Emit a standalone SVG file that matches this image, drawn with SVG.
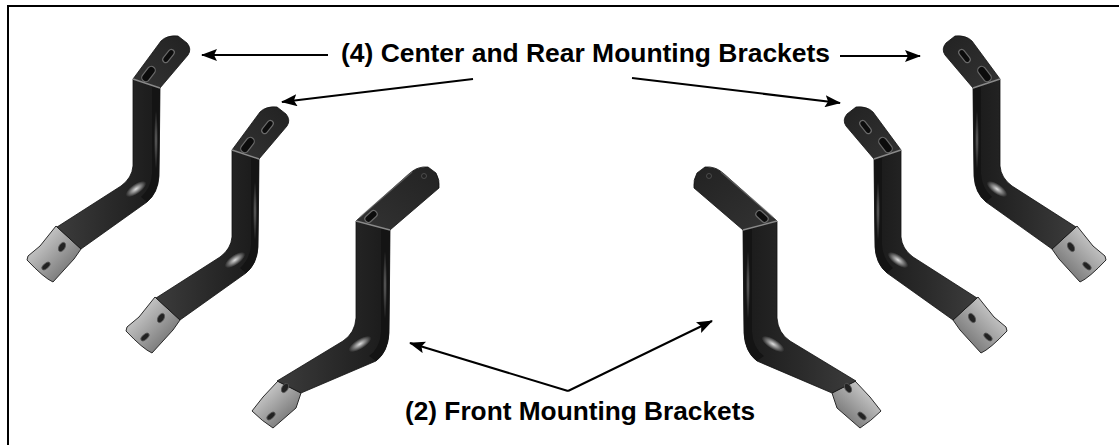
<svg xmlns="http://www.w3.org/2000/svg" xmlns:xlink="http://www.w3.org/1999/xlink" width="1119" height="445" viewBox="0 0 1119 445">
<style>
  .label { font-family: "Liberation Sans", Arial, sans-serif; font-weight: bold; font-size: 26px; fill: #000; }
  .conn { stroke: #000; stroke-width: 2; fill: none; marker-end: url(#ah); }
  .bar { fill: url(#face); stroke: #111; stroke-width: 0.8; }
  .side { fill: #141414; }
  .tab { fill: url(#tabg); stroke: #111; stroke-width: 0.8; }
  .edge { stroke: #8a8a8a; stroke-width: 1.4; fill: none; }
  .plate { fill: url(#plateg); stroke: #2a2a2a; stroke-width: 1; }
  .slot { fill: #0c0c0c; stroke: #6a6a6a; stroke-width: 1.2; }
  .hole { fill: #222; stroke: #555; stroke-width: 0.8; }
</style>
<defs>
  <marker id="ah" viewBox="0 0 16 12" refX="15" refY="6" markerWidth="16" markerHeight="12" markerUnits="userSpaceOnUse" orient="auto">
    <path d="M0,0 L16,6 L0,12 L3,6 Z" fill="#000"/>
  </marker>
  <linearGradient id="face" x1="0" y1="0" x2="1" y2="0">
    <stop offset="0" stop-color="#3c3c3c"/>
    <stop offset="0.5" stop-color="#2a2a2a"/>
    <stop offset="1" stop-color="#1a1a1a"/>
  </linearGradient>
  <linearGradient id="tabg" x1="0" y1="1" x2="1" y2="0">
    <stop offset="0" stop-color="#333"/>
    <stop offset="1" stop-color="#222"/>
  </linearGradient>
  <linearGradient id="plateg" x1="0" y1="0" x2="1" y2="1">
    <stop offset="0" stop-color="#e8e8e8"/>
    <stop offset="0.55" stop-color="#9a9a9a"/>
    <stop offset="1" stop-color="#5a5a5a"/>
  </linearGradient>
  <radialGradient id="hl">
    <stop offset="0" stop-color="#fff" stop-opacity="0.85"/>
    <stop offset="1" stop-color="#fff" stop-opacity="0"/>
  </radialGradient>
  <g id="rear">
    <path class="plate" d="M56,226 L81,249 L74,259 L53,282 Q44,278 27,260 L28,256 L40,246 Z"/>
    <path class="bar" d="M133,79 L160,88 L159,176 Q158,193 147,202 L81,249 L57,227 L121,186 Q132,178 133,166 Z"/>
    <path class="side" d="M152,86 L160,88 L159,176 Q158,193 147,202 L141,197 Q151,188 152,174 Z"/>
    <path class="tab" d="M133,79 L161,41 Q167,35 178,36 L187,43 Q192,49 188,55 L160,88 Z"/>
    <path class="edge" d="M133,79 L160,88"/>
    <rect class="slot" x="161" y="53" width="15" height="6" rx="3" transform="rotate(-52 168.5 56)"/>
    <rect class="slot" x="140" y="70" width="17" height="8" rx="4" transform="rotate(-52 148.5 74)"/>
    <ellipse cx="136" cy="189" rx="12" ry="5" transform="rotate(-35 136 189)" fill="url(#hl)"/>
    <ellipse cx="156" cy="140" rx="2" ry="30" fill="url(#hl)" opacity="0.4"/>
    <ellipse class="hole" cx="62" cy="247" rx="3" ry="5" transform="rotate(30 62 247)"/>
    <ellipse class="hole" cx="46" cy="266" rx="5" ry="2.5" transform="rotate(-40 46 266)"/>
  </g>
  <g id="front">
    <path class="plate" d="M263,397 L278,381 L301,393 L296,408 L273,428 Q262,421 252,411 Z"/>
    <path class="bar" d="M356,221 L390,230 L389,333 Q388,352 376,361 L301,393 L277,381 L343,341 Q355,333 356,318 Z"/>
    <path class="side" d="M381,228 L390,230 L389,333 Q388,352 376,361 L369,356 Q380,348 381,332 Z"/>
    <path class="tab" d="M356,221 L410,173 Q418,166 428,167 L436,173 Q440,180 439,188 L390,230 Z"/>
    <path class="edge" d="M356,221 L390,230"/>
    <path class="edge" d="M360,217 L412,172" stroke-opacity="0.5"/>
    <circle class="hole" cx="424" cy="176" r="2.5"/>
    <rect class="slot" x="364" y="213" width="14" height="7" rx="3.5" transform="rotate(-42 371 216.5)"/>
    <ellipse cx="360" cy="344" rx="13" ry="5" transform="rotate(-32 360 344)" fill="url(#hl)"/>
    <ellipse cx="385" cy="285" rx="2" ry="35" fill="url(#hl)" opacity="0.4"/>
    <ellipse class="hole" cx="285" cy="388" rx="3" ry="5" transform="rotate(30 285 388)"/>
    <ellipse class="hole" cx="271" cy="416" rx="5" ry="2.5" transform="rotate(-40 271 416)"/>
  </g>
</defs>

<path d="M8,445 V6 H1119" fill="none" stroke="#000" stroke-width="2"/>

<g id="bracket-left-rear"><use xlink:href="#rear" href="#rear"/></g>
<g id="bracket-left-center"><use xlink:href="#rear" href="#rear" transform="translate(99 71)"/></g>
<g id="bracket-left-front"><use xlink:href="#front" href="#front"/></g>
<g id="bracket-right-front"><use xlink:href="#front" href="#front" transform="matrix(-1 0 0 1 1133 0)"/></g>
<g id="bracket-right-center"><use xlink:href="#rear" href="#rear" transform="matrix(-1 0 0 1 1133 0) translate(99 71)"/></g>
<g id="bracket-right-rear"><use xlink:href="#rear" href="#rear" transform="matrix(-1 0 0 1 1133 0)"/></g>

<g id="label-rear"><text class="label" x="341" y="62" textLength="489" lengthAdjust="spacingAndGlyphs">(4) Center and Rear Mounting Brackets</text></g>
<g id="label-front"><text class="label" x="405" y="420" textLength="350" lengthAdjust="spacingAndGlyphs">(2) Front Mounting Brackets</text></g>

<g id="connectors">
  <line class="conn" x1="328" y1="55" x2="202" y2="55"/>
  <line class="conn" x1="473" y1="79" x2="282" y2="102"/>
  <line class="conn" x1="840" y1="56" x2="920" y2="56"/>
  <line class="conn" x1="632" y1="78" x2="840" y2="103"/>
  <line class="conn" x1="568" y1="391" x2="410" y2="343"/>
  <line class="conn" x1="568" y1="391" x2="712" y2="321"/>
</g>
</svg>
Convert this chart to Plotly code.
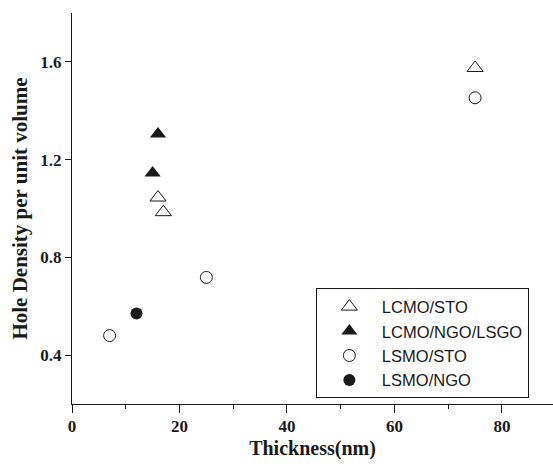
import plotly.graph_objects as go

# Data
lcmo_sto_x = [16, 17, 75]
lcmo_sto_y = [1.045, 0.985, 1.575]
lcmo_ngo_x = [15, 16]
lcmo_ngo_y = [1.145, 1.305]
lsmo_sto_x = [7, 25, 75]
lsmo_sto_y = [0.48, 0.718, 1.453]
lsmo_ngo_x = [12]
lsmo_ngo_y = [0.57]

x_ticks = [0, 20, 40, 60, 80]
y_ticks = [0.4, 0.8, 1.2, 1.6]

ink = "#1a1a1a"
serif = "Liberation Serif"

fig = go.Figure()
fig.add_trace(go.Scatter(x=lcmo_sto_x, y=lcmo_sto_y, mode="markers", name="LCMO/STO",
                         marker=dict(symbol="triangle-up-open", size=14, color=ink, line=dict(width=1))))
fig.add_trace(go.Scatter(x=lcmo_ngo_x, y=lcmo_ngo_y, mode="markers", name="LCMO/NGO/LSGO",
                         marker=dict(symbol="triangle-up", size=14, color=ink, line=dict(width=0))))
fig.add_trace(go.Scatter(x=lsmo_sto_x, y=lsmo_sto_y, mode="markers", name="LSMO/STO",
                         marker=dict(symbol="circle-open", size=12, color=ink, line=dict(width=1))))
fig.add_trace(go.Scatter(x=lsmo_ngo_x, y=lsmo_ngo_y, mode="markers", name="LSMO/NGO",
                         marker=dict(symbol="circle", size=12, color=ink, line=dict(width=0))))

xr = [0, 89.5]
yr = [0.2, 1.8]

fig.update_layout(
    width=553, height=464,
    margin=dict(l=72, r=0, t=13, b=60),
    paper_bgcolor="white", plot_bgcolor="white",
    showlegend=True,
    legend=dict(x=0.507, y=0.155, xanchor="left", yanchor="middle",
                bordercolor=ink, borderwidth=1, bgcolor="white",
                font=dict(family="Liberation Sans", size=16.5, color=ink),
                itemwidth=55, tracegroupgap=0),
    xaxis=dict(range=xr, tickvals=x_ticks, ticks="outside", ticklen=8, tickwidth=1.3,
               tickcolor=ink, showline=True, linecolor=ink, linewidth=1.3,
               showgrid=False, zeroline=False, automargin=False, ticklabelstandoff=-2,
               minor=dict(dtick=10, tick0=0, ticks="outside", ticklen=4, tickwidth=1.3, tickcolor=ink),
               tickfont=dict(family=serif, size=17, color=ink, weight="bold"),
               title=dict(text="Thickness(nm)", standoff=6,
                          font=dict(family=serif, size=20, color=ink, weight="bold"))),
    yaxis=dict(range=yr, tickvals=y_ticks, tickformat=".1f", ticks="outside", ticklen=6, tickwidth=1.3,
               tickcolor=ink, showline=True, linecolor=ink, linewidth=1.3,
               showgrid=False, zeroline=False, automargin=False,
               tickfont=dict(family=serif, size=17, color=ink, weight="bold"),
               title=dict(text="Hole Density per unit volume", standoff=6,
                          font=dict(family=serif, size=21, color=ink, weight="bold"))),
    xaxis2=dict(range=xr, overlaying="x", side="top", anchor="y", tickvals=x_ticks,
                ticks="inside", ticklen=7, tickwidth=1.3, tickcolor=ink,
                showline=True, linecolor=ink, linewidth=1.3, showticklabels=False,
                showgrid=False, zeroline=False,
                minor=dict(dtick=10, tick0=0, ticks="inside", ticklen=4, tickwidth=1.3, tickcolor=ink)),
    yaxis2=dict(range=yr, overlaying="y", side="right", anchor="x", tickvals=y_ticks,
                ticks="inside", ticklen=6, tickwidth=1.3, tickcolor=ink,
                showline=True, linecolor=ink, linewidth=1.3, showticklabels=False,
                showgrid=False, zeroline=False),
)

fig.write_html("out.html")
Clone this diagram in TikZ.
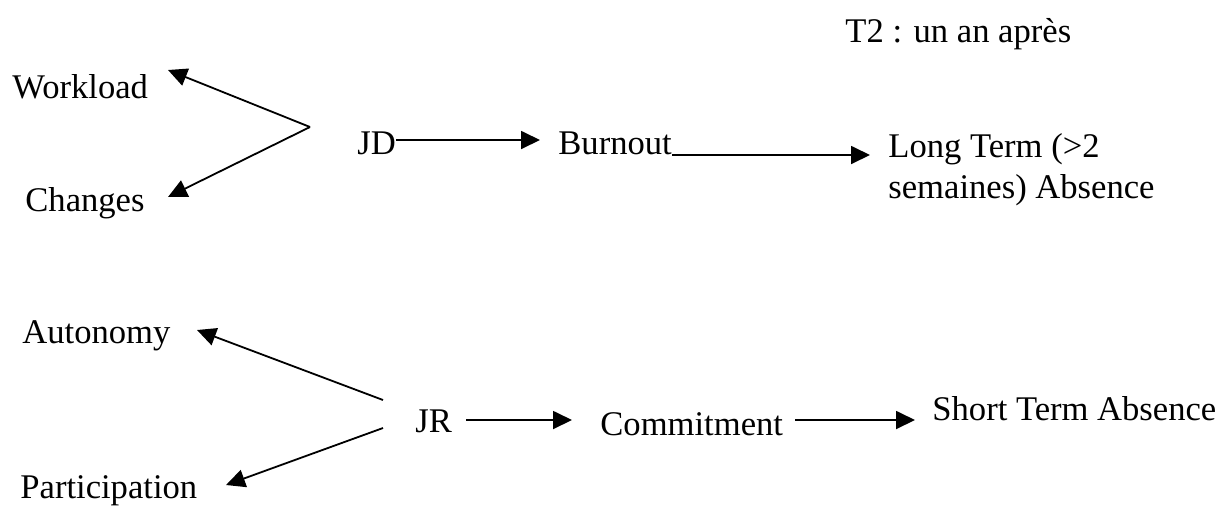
========================================================================
**Your objective**: In the entries above, identify each line that includes the string "this", then copy it.

**In response**:
Emit a standalone SVG file that matches this image, drawn with SVG.
Convert this chart to Plotly code.
Clone this diagram in TikZ.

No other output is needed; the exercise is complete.